As for the sword and the jewel, their presence has equal significance as allusions to Japanese myth. In Shinto belief, Susanoo discovered the sacred "herb-quelling great sword" in the body of a giant eight-headed serpent. This fearsome serpent, which the game names Orochi, is the main reason why Amaterasu has been brought back into the world. The game retells its own legend, in which the people revered Okami, a god who would fly through the fields like the wind and watch over the life that filled the verdant lands. One fateful night, however, Orochi, who had been sealed away since time long past, was resurrected and swallowed the world of the plants, animals and people until he engulfed even the sun itself in darkness. In Okami's quest to restore light in the world, she encounters a lazy warrior also by the name of Susano, except with the last syllable removed, who claims to be Japan's greatest warrior despite his lamentable work ethic. Fortunately with her help, Susano is able to wield the sacred sword of his descendants and slay Orochi in his lair. In addition, the strongest weapon that Okami can hold is a magical glaive or a large, wide sword that can be slung from her back.

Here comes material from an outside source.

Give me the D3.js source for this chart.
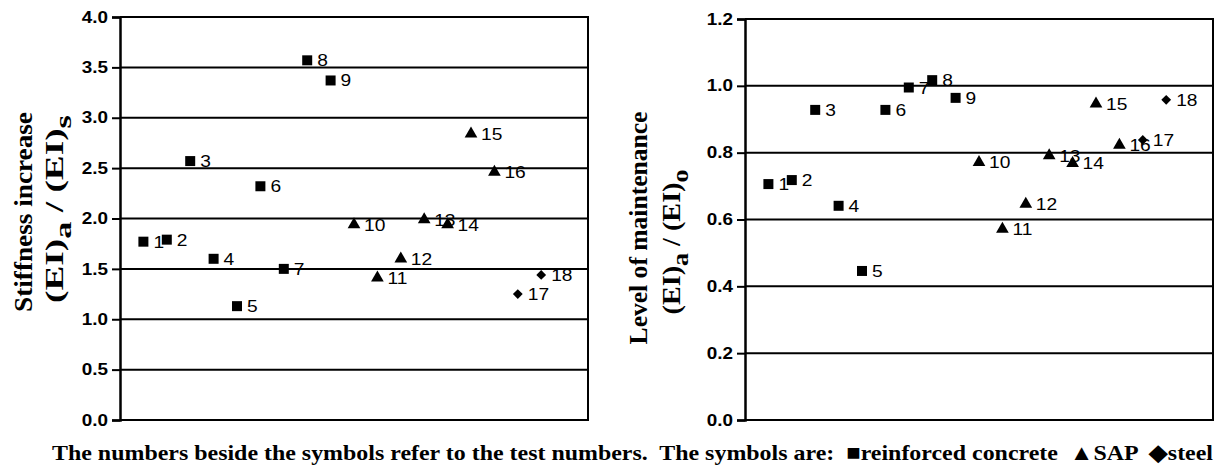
<!DOCTYPE html>
<html><head><meta charset="utf-8">
<script src="https://cdn.jsdelivr.net/npm/d3@7"></script>
<style>body{margin:0;background:#fff}svg{display:block}</style>
</head><body>
<script>
const tests = [1,2,3,4,5,6,7,8,9,10,11,12,13,14,15,16,17,18];
const materials = ["rc","rc","rc","rc","rc","rc","rc","rc","rc","sap","sap","sap","sap","sap","sap","sap","steel","steel"];
const stiffness = [1.77,1.79,2.57,1.60,1.13,2.32,1.50,3.57,3.37,1.94,1.41,1.60,1.99,1.94,2.84,2.46,1.25,1.44];
const maintenance = [0.706,0.718,0.928,0.641,0.446,0.928,0.995,1.017,0.964,0.771,0.571,0.646,0.791,0.768,0.946,0.823,0.838,0.958];
const leftTicks = [0,0.5,1.0,1.5,2.0,2.5,3.0,3.5,4.0];
const rightTicks = [0,0.2,0.4,0.6,0.8,1.0,1.2];
const caption = "The numbers beside the symbols refer to the test numbers.  The symbols are:  \u25A0reinforced concrete  \u25B2SAP  \u25C6steel";

const W = 1222, H = 468;
const svg = d3.select("body").append("svg").attr("width", W).attr("height", H);
const SANS = "Liberation Sans, Arial, sans-serif";
const SERIF = "Liberation Serif, Times New Roman, serif";

function fitRotated(sel, cx, cy, target){
  const w = sel.node().getBBox().width;
  sel.attr("transform", `translate(${cx},${cy}) rotate(-90) scale(${target/w},1)`);
}

function panel(opts){
  const g = svg.append("g");
  const x = d3.scaleLinear().domain([0,20]).range([opts.x0, opts.x1]);
  const y = d3.scaleLinear().domain(opts.domain).range([opts.y0, opts.y1]);
  g.selectAll("line.grid").data(opts.ticks).join("line")
    .attr("x1", opts.x0).attr("x2", opts.x1)
    .attr("y1", d=>y(d)).attr("y2", d=>y(d))
    .attr("stroke","#000").attr("stroke-width",2);
  g.append("line").attr("x1",opts.x1).attr("x2",opts.x1).attr("y1",y(opts.domain[1])-1).attr("y2",y(opts.domain[0])+1)
    .attr("stroke","#000").attr("stroke-width",2);
  const ax = g.append("g").attr("transform",`translate(${opts.x0},0)`)
    .call(d3.axisLeft(y).tickValues(opts.ticks).tickFormat(d3.format(".1f")).tickSize(8).tickPadding(4));
  ax.select(".domain").attr("stroke","#000").attr("stroke-width",2.5);
  ax.selectAll(".tick line").attr("stroke","#000").attr("stroke-width",2);
  ax.selectAll(".tick text").attr("font-family",SANS)
    .attr("font-size",16).attr("font-weight","bold").attr("fill","#000")
    .attr("x",null).attr("transform","translate(-12,0) scale(1.18,1)");
  const sym = {rc: d3.symbol().type(d3.symbolSquare).size(100),
               sap: d3.symbol().type(d3.symbolTriangle).size(70),
               steel: d3.symbol().type(d3.symbolSquare).size(48)};
  const pts = tests.map((t,i)=>({t, m: materials[i], v: opts.values[i]}));
  g.selectAll("path.pt").data(pts).join("path")
    .attr("d", d=>sym[d.m]())
    .attr("transform", d=>`translate(${x(d.t)},${y(d.v)})` + (d.m==="steel" ? " rotate(45)" : ""))
    .attr("fill","#000");
  g.selectAll("text.lbl").data(pts).join("text")
    .attr("transform", d=>`translate(${x(d.t)+10},${y(d.v)+6}) scale(1.2,1)`)
    .attr("font-family",SANS).attr("font-size",16)
    .attr("fill","#000").text(d=>d.t);
  // titles
  const l1 = g.append("text").attr("text-anchor","middle").attr("font-family",SERIF)
    .attr("font-weight","bold").attr("font-size",26).attr("fill","#000").text(opts.title1);
  fitRotated(l1, opts.t1x, opts.t1cy, opts.t1len);
  const l2 = g.append("text").attr("text-anchor","middle").attr("font-family",SERIF)
    .attr("font-weight","bold").attr("font-size",26).attr("fill","#000");
  l2.append("tspan").text("(EI)");
  l2.append("tspan").text("a").attr("dy",8).attr("font-size",24);
  l2.append("tspan").text(" / (EI)").attr("dy",-8);
  l2.append("tspan").text(opts.sub).attr("dy",8).attr("font-size",24);
  fitRotated(l2, opts.t2x, opts.t2cy, opts.t2len);
}

panel({x0:120, x1:588, y0:420, y1:17, domain:[0,4], ticks:leftTicks, values:stiffness,
       title1:"Stiffness increase", sub:"s",
       t1x:32, t1cy:212, t1len:200, t2x:63, t2cy:209, t2len:188});
panel({x0:745, x1:1213, y0:420, y1:19, domain:[0,1.2], ticks:rightTicks, values:maintenance,
       title1:"Level of maintenance", sub:"o",
       t1x:647, t1cy:228, t1len:233, t2x:680, t2cy:242, t2len:145});

svg.append("text").attr("x", 52).attr("y", 460)
  .attr("font-family",SERIF).attr("font-weight","bold")
  .attr("font-size",22).attr("fill","#000").attr("xml:space","preserve")
  .attr("textLength",1161).attr("lengthAdjust","spacingAndGlyphs")
  .text(caption);
</script>
</body></html>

After the eight-headed serpent is slain, Okami travels the countryside to the imperial city of Sei-an. Here, the last sacred item, the jewel, refers to Queen Himiko's crystal ball. Finding the way into her palace and into her chamber-room reveals that Queen Himiko is hidden from her people, even from her castle guards and attendants; this isolation indicative of her time period is recreated surprisingly well. The crystal ball allows her to see into the near future, which gives you information about evil's whereabouts.

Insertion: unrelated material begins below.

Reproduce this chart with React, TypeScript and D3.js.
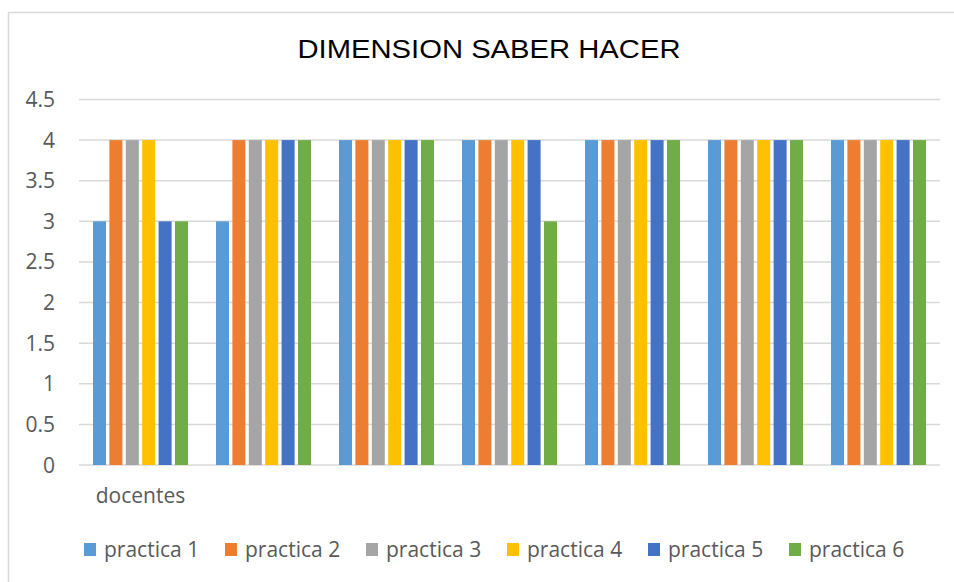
import React from "react";
import * as d3 from "d3";

const groups = ["docentes", "g2", "g3", "g4", "g5", "g6", "g7"];
const groupLabels = ["docentes", "", "", "", "", "", ""];
const seriesNames = ["practica 1", "practica 2", "practica 3", "practica 4", "practica 5", "practica 6"];
const colors = ["#5B9BD5", "#ED7D31", "#A5A5A5", "#FFC000", "#4472C4", "#70AD47"];
const practica1 = [3, 3, 4, 4, 4, 4, 4];
const practica2 = [4, 4, 4, 4, 4, 4, 4];
const practica3 = [4, 4, 4, 4, 4, 4, 4];
const practica4 = [4, 4, 4, 4, 4, 4, 4];
const practica5 = [3, 4, 4, 4, 4, 4, 4];
const practica6 = [3, 4, 4, 3, 4, 4, 4];
const seriesValues = [practica1, practica2, practica3, practica4, practica5, practica6];
const yTicks = [0, 0.5, 1, 1.5, 2, 2.5, 3, 3.5, 4, 4.5];
const title = "DIMENSION SABER HACER";

export default function App() {
  const W = 954, H = 582;
  const x0 = d3.scaleBand<string>().domain(groups).range([79, 940]).paddingInner(0.2).paddingOuter(0.1);
  const x1 = d3.scaleBand<string>().domain(seriesNames).range([0, x0.bandwidth()]);
  const y = d3.scaleLinear().domain([0, 4.5]).range([465, 99.5]);
  const gap = 3.4;
  const font = "'Open Sans', sans-serif";
  return (
    <svg width={W} height={H} style={{ position: "absolute", left: 0, top: 0 }}>
      <rect x={0} y={0} width={W} height={H} fill="#fff" />
      <rect x={8.5} y={12.5} width={1000} height={1000} fill="none" stroke="#d9d9d9" strokeWidth={1.5} />
      <text x={489} y={58} textAnchor="middle" fontFamily="'Liberation Sans', Arial, sans-serif" fontSize={26} fill="#000" textLength={383} lengthAdjust="spacingAndGlyphs">{title}</text>
      {yTicks.map((t) => (
        <g key={t}>
          <line x1={79} x2={940} y1={y(t)} y2={y(t)} stroke="#d9d9d9" strokeWidth={1.5} />
          <text x={55} y={y(t) + 7.5} textAnchor="end" fontFamily={font} fontSize={21} fill="#595959">{t}</text>
        </g>
      ))}
      {groups.map((g, gi) => (
        <g key={g}>
          {seriesNames.map((s, si) => {
            const v = seriesValues[si][gi];
            const bx = (x0(g) as number) + (x1(s) as number) + gap / 2;
            return (
              <rect key={s} x={bx} y={y(v)} width={x1.bandwidth() - gap} height={y(0) - y(v)} fill={colors[si]} />
            );
          })}
          {groupLabels[gi] && (
            <text x={(x0(g) as number) + x0.bandwidth() / 2} y={503} textAnchor="middle" fontFamily={font} fontSize={21} fill="#595959">{groupLabels[gi]}</text>
          )}
        </g>
      ))}
      {seriesNames.map((s, i) => (
        <g key={s} transform={`translate(${84 + i * 141},0)`}>
          <rect x={0} y={543} width={12} height={13} fill={colors[i]} />
          <text x={20} y={557} fontFamily={font} fontSize={21} fill="#595959">{s}</text>
        </g>
      ))}
    </svg>
  );
}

These numerous references to Japanese myths lack specific reference to musical instruments, but they create an atmosphere in which these instruments can come to life, beyond just the story. Okami is also a symbol of the religious synergy between Buddhism and Shintoism. Specifically, the wolf's spirit is that of Raigo, or the Buddha's coming. Wherever Okami walks, the grass and flowers beneath her feet begin to grow and a beautiful fragrance leaves behind her in a trail of sparkling dust as she runs across the field. In fact, much of the player's goal is to purify the land from the cursed darkness that Orochi leaves in its wake. Traveling across Nippon, Okami frequently finds cursed zones where trees have been blackened, soil has been spoiled, and rivers have been polluted. By restoring Guardian Saplings, or large Sakura Trees spread throughout the land, Okami can revive the defiled earth and create the beautiful world of Amitabha Buddha, under the Pure Land belief. Every time Okami visits a cursed zone, melodies in minor keys that exude sadness and threat play to reflect the blackened landscape. But once her divine powers renew a Guardian Sapling, a cut-scene appears showing the land being restored in waves of color and a radiant melody played in a major key exemplifies the glory of her divine intervention by ending with an arpeggio from a koto.

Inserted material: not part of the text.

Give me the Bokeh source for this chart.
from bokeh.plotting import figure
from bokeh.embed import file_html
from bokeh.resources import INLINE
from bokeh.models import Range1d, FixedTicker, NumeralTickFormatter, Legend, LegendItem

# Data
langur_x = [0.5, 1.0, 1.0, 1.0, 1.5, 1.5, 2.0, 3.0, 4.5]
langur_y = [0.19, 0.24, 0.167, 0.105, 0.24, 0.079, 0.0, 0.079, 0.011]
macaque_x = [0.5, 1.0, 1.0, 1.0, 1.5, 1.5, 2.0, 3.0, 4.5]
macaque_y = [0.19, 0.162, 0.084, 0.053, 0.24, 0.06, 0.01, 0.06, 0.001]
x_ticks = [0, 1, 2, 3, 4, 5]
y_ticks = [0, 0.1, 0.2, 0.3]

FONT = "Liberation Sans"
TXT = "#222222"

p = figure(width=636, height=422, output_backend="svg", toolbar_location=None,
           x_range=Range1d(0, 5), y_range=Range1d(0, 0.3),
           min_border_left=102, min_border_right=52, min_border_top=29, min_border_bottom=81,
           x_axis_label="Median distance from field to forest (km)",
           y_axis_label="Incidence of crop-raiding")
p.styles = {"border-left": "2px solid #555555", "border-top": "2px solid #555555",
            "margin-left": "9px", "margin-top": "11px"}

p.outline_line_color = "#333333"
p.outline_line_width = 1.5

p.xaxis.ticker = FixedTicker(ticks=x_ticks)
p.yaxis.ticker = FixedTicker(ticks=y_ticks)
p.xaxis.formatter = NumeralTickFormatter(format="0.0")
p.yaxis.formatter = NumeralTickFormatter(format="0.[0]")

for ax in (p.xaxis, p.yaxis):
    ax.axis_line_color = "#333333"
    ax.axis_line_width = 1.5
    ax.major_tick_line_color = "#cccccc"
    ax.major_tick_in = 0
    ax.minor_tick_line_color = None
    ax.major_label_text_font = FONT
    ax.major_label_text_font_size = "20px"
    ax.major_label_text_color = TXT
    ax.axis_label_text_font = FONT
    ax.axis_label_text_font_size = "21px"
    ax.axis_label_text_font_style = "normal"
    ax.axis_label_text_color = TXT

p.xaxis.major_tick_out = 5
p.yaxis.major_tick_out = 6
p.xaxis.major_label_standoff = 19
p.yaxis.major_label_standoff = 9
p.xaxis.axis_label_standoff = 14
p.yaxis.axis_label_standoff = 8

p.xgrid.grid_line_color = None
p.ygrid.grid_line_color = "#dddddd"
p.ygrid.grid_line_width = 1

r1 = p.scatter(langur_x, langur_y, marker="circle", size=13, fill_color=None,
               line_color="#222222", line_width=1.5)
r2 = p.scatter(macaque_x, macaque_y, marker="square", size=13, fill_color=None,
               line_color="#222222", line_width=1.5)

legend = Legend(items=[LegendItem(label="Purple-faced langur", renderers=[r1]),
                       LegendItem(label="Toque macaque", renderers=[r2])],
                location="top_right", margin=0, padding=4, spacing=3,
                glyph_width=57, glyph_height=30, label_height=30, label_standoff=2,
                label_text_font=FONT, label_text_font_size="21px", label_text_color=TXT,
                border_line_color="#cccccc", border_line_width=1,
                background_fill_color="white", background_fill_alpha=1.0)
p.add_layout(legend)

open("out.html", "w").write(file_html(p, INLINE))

The inclusion of gagaku instruments, however, is more than what this relatively minor example shows. Along her adventure through the forest, Okami encounters a prophet named Waka, which might refer to the literary waka, a poem written by the streamside. As a member of what the game calls the Moon Tribe, an ancient group of people whose charge is to guide the gods back to the celestial plane, Waka does not appear in physical form first, but alerts to his presence through the melody of a tranverse flute. Whether this flute is a ryuteki, komabue, or kagura-bue is difficult to discern; however, it is clear that the game is enforcing the symbolic reference of the flute to a prophet, which is a symbolic reference that comes from the beginnings of Japanese court music. Players hear a flute playing "Enter Waka" at certain stages in the adventure and are thereby alerted that Waka is about to appear with a mysterious augury of the future. At times, the sword-wielding prophet also bids you to fight against him, and during these trials, Waka's ryuteki theme is combined with a spirited drum beat and fast koto and shimasen melodies to form the piece "Playing with Waka" to indicate the intensity of the battle.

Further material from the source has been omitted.